Some necessary explanations

I was fiddling here with my blog backoffice, trying to get things right – I must explain that I am generally a bit blog-adverse, so this is a new tech of sorts to me – things don’t just come easy, and I’ll apologize straightaway for some instability on the appearance of the blog, as I conclude that widget X is useful and that I need more categories… I am sure everyone must have passed through the same!

At least I know a basic rule: always have the backoffice in one tab and the blog in another, so that you can see what is happening on with the final result.

And as I was checking the final result, I felt that people may be a bit staggered by the blog… What’s this?! Doesn’t this woman work in Second Life?! Where is the stuff about SL?!

… well, the stuff about SL will no doubt get in here in its own time. But working in SL doesn’t necessarily mean that you breathe SL.

The work that I do in SL is architecture, grossly speaking. Architecture is an art, which means that it is a speculum mundi:  it holds a mirror to life. So this means that a good deal of my day is spent … looking at life, wherever it is. Researching. Reading, because reading is a gateway to the thoughts of other people. Seeing scores and scores of images. Thinking about what I meet, relating, making connections. Because that is what architecture really is: the greatest of arts, the art that connects all the others, and creates space for people in an amazing web of knowledge, experience, living. All that I see will no doubt resurface at some point in my work.

So… this very confused blog is a window on my work, indeed. It just isn’t all about prims and textures, same way as being a chef isn’t all about knowing how to turn on the oven. It is also not just a window on past or present work: it’s a magic window that lets you see the future.

General Disclaimer!

Hello, welcome to the Armchair Traveller. This is my blog, so expect some level of chaos. Don’t expect intelligent opinions or witty repartee. Chaos is what you’ll get.

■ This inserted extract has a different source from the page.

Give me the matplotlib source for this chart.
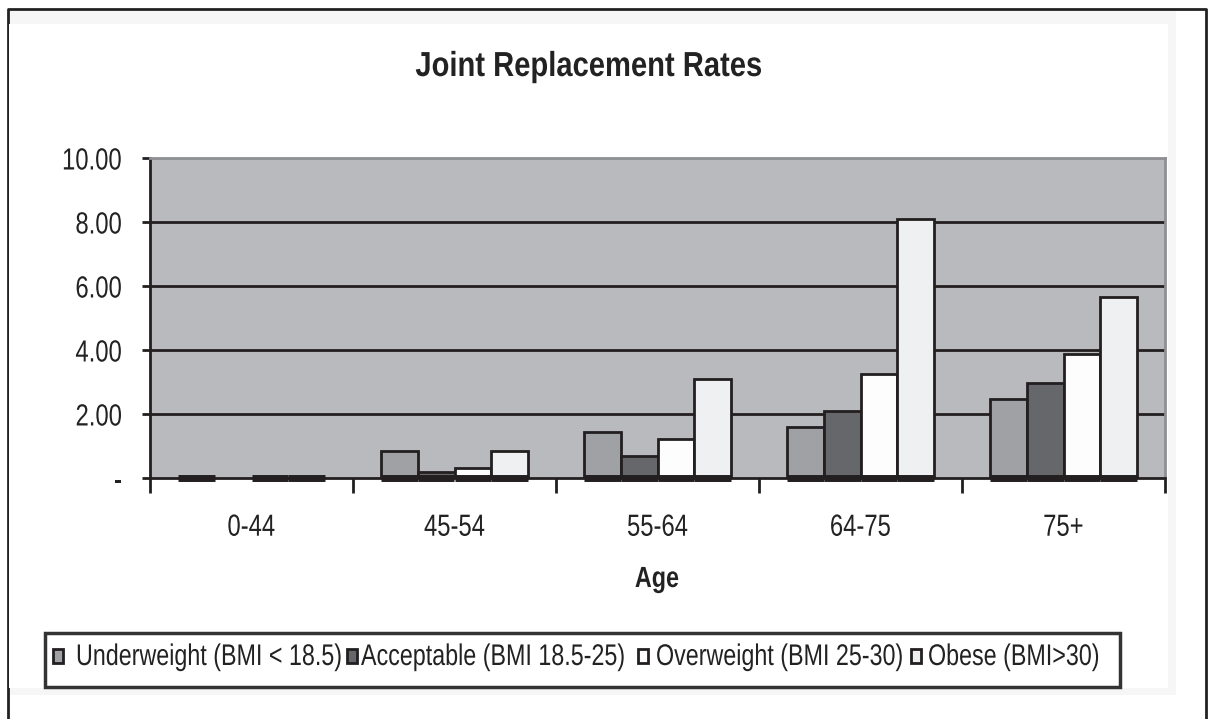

I am Moon Adamant, and I am the Creative Officer and one of the partner founders of Beta Technologies, a Second Life Gold Developer company. We do tons of work, and some of it may end up here as well! For the moment being, check our links on the sidebar.

I met this expression ‘Armchair Traveller’ just the other day, as I was looking for interesting stuff on the web. I chanced upon something called Photocroms, which are a mix of b&w photos and a litographic process to lend them colour. The result of this technique is often very interesting, with lovely pastel shades. They were used to make albums (amongst other things), and these albums were a common feature in well-to-do homes in the turn of the 20th century. This way, people could travel without leaving their homes – they were Armchair Travellers.

It struck me that maybe I have always been one myself.

The way I see it, armchair travelling has a main advantage towards real travelling: one is not subject to time. If I go to any real place now, I’ll always land in the present – even though it may be a quite different present. But when I armchair-travel, I can go anywhere, anytime, past, present, future. I also don’t lose my luggage.

So this is what you may expect: a lot of globetrotting. Sometimes I’ll talk about Second Life, sometimes I’ll talk about … anything else, really.

Another thing that I am thinking as I am writing is something I learned to do in art school and univ (for those who don’t know, my training is in architecture and fine-arts): when you get to a place, draw sketches to capture the impression of the place. And this is, I am thinking now, maybe the objective of this blog? So this will not be a text blog, nor a photo blog, nor an art blog – let’s call it a blog of impressions.